* **DIRECTIVE**
Give the number of lines in the listing that hold the word "this". Write nothing but that number.
::::
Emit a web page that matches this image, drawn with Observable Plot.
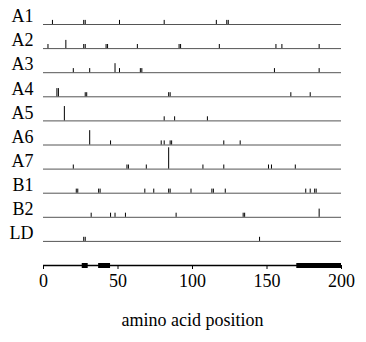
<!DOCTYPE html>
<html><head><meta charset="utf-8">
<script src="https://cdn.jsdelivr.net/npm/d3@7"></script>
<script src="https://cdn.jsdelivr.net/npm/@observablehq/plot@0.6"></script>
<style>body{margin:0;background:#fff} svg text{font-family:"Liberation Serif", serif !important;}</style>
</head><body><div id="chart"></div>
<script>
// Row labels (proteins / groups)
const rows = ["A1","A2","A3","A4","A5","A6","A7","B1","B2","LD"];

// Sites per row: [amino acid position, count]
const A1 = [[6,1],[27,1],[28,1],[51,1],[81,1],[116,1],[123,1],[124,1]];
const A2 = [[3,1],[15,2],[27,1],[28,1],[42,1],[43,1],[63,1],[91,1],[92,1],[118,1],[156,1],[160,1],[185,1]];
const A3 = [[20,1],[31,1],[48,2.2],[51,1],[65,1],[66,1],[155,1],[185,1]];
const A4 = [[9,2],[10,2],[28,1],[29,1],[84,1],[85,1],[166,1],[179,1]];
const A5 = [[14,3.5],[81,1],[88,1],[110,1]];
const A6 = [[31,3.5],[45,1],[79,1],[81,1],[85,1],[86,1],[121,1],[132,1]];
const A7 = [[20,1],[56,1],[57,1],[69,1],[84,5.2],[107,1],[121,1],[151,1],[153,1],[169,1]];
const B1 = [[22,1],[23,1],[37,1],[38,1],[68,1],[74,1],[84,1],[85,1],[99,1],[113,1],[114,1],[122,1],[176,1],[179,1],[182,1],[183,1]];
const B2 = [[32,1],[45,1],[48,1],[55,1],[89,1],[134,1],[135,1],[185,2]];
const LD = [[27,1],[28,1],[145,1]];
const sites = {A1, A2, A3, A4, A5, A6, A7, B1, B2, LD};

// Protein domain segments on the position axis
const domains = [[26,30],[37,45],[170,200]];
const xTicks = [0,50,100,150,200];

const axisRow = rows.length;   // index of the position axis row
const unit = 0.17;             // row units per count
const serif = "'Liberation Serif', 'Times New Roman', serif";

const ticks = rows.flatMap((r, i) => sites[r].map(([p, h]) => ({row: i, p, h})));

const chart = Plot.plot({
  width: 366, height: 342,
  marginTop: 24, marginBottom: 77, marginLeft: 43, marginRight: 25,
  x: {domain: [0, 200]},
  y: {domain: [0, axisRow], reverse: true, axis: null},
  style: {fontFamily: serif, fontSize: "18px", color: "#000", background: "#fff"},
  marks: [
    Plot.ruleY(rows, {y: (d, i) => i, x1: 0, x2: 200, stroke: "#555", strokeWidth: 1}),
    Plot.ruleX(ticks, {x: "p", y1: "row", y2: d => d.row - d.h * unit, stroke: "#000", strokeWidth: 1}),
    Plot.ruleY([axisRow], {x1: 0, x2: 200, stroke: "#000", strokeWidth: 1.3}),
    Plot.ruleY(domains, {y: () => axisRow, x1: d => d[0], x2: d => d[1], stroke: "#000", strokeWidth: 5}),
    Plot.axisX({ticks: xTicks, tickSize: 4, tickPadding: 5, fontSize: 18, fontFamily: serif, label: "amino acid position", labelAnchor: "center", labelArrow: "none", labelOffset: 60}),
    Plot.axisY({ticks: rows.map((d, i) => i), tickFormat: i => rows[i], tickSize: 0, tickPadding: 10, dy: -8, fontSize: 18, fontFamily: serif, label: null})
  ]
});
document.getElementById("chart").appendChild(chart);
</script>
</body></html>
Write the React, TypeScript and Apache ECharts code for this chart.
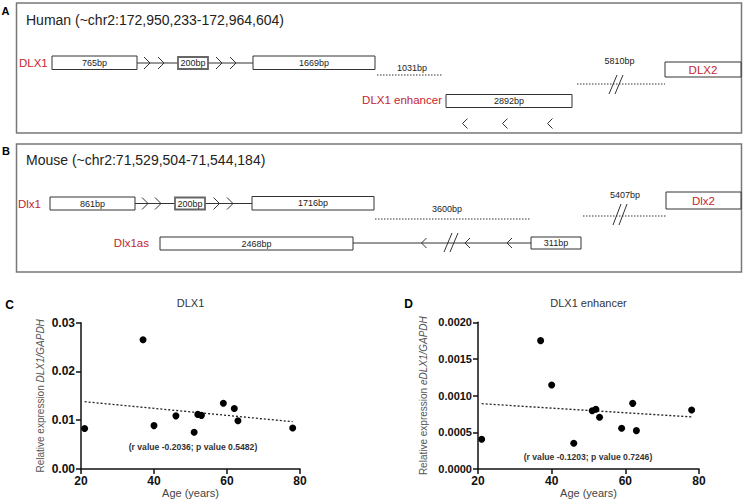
::::
* **TASK OUTPUT**
2